Во всех ошибках прошлого в отношении близких людей Пришвин винит себя одного, он вспоминает: "В любви моей была спешка эгоистическая с неспособностью вникнуть в душу другого человека". Это относит он одинаково и к жене, и к отказавшей ему некогда невесте. Всю ответственность за ошибки прошлого, весь нравственный труд -- взять на себя одного и нести одному.

"Трудно гонять, и снег глубок. Свету заметно прибавилось, и свет уже не тот: вечером Голубой стоит у окна... Эта боль не оттого, что не нашлось мне ответа, это старые раны я растравил и сам себе вскрыл. Теперь буду зализывать.

Я сознательно работаю и освобождаюсь от своего плена. Победа моя не в том, что я зализал свою рану, а в том, что воспользовался этой болью и написал и, мало того, прочитал и тем объяснился:

-- Вот, мол, какая моя любовь, я, мол, не для себя только и не для вас -- я для всех люблю.
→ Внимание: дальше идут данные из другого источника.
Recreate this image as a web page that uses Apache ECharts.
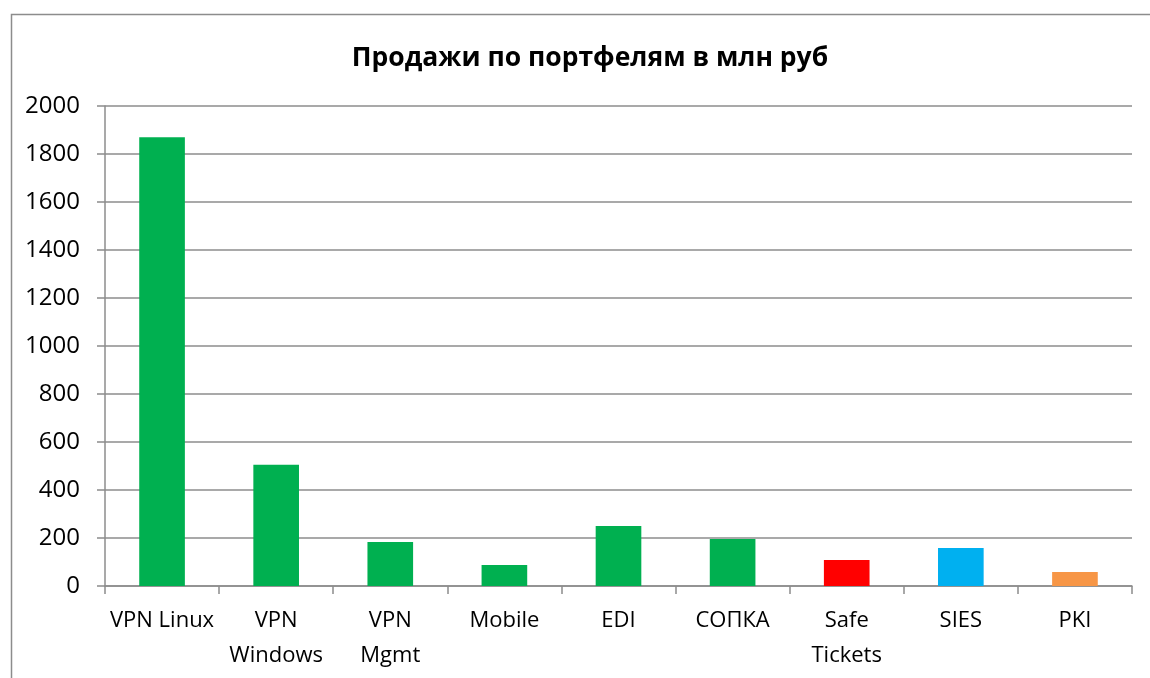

Такая победа -- есть победа над самим собой. В этом опыте я как в зеркале увидал всю свою жизнь, как я из боли своей сделал радость для всех. Я увидал весь свой путь к свободе от себя, к выходу из себя, утверждению прекрасного мира вне себя.

Но, позвольте, разве во всей-то природе не к тому же самому приводит любовь, чтобы выйти из себя, то есть родить, значит, начать нечто новое в мире? И вот она, весенняя песня "Приди",-- этот призыв к человеческому страданию и необходимости принять его в себя, чтобы создать нечто новое в мире...

Самка, получив семя, несет яйцо и садится. Самец, окончив песню, линяет..."

Пришвин возвращается в Москву. В дневнике появляется тема скорой войны. Она, как предчувствие, перекликается с темой борьбы за личность свою -- за любовь, стоявшую на пороге его жизни. Жизнь уже начинает показываться в удивительных подобиях.

"Аксюша ходила с Боем на улицу, видела там много детей, играющих в войну, и сказала: "Будет война!" И так объяснила мне: в прежнее время, бывало, заговорят о войне, и детям до того становится страшно, что не могут уснуть. Тогда старики начинают детей успокаивать:

-- Война пойдет, но к нам не придет, нас война боится.

Мало-помалу успокоятся дети и уснут, а все-таки снится страшное,и не хочется войны.

-- А теперь,-- сказала Аксюша,-- дети играют в войну и так охотно стреляют чем-то друг в друга, падают будто раненые, их подымают, уносят. И все это -- в охотку. А если детям не страшна война -- значит, будет война!

Катастрофа с продовольствием в Москве очень напоминает 1917 год. Но тогда хотелось бунта, теперь это как смерть личная: теперь не пережить. А впрочем -- что будет, то будет.

Сегодня по радио сказали, наконец, об угрозе со стороны Швеции и Норвегии. Сразу же объяснилась нехватка хлеба вследствие расстройства транспорта. Борьба с очередями должна быть такая же, как с самым лютым врагом: пораженческие идеи именно тут-то и возгораются. Вот, например, разговор наш сегодня с Разумником Васильевичем о его сочувствии английской дипломатии:

-- А японцам,-- сказал я,-- помните, в 1904 году?

-- Я тогда не японцам сочувствовал, а ненавидел царизм.

-- А в 1914-м году, помните, как вы сочувствовали немцам?

-- Тоже из ненависти.

-- В таком случае, как же не подумать, что теперь англичанам вы сочувствуете тоже из ненависти?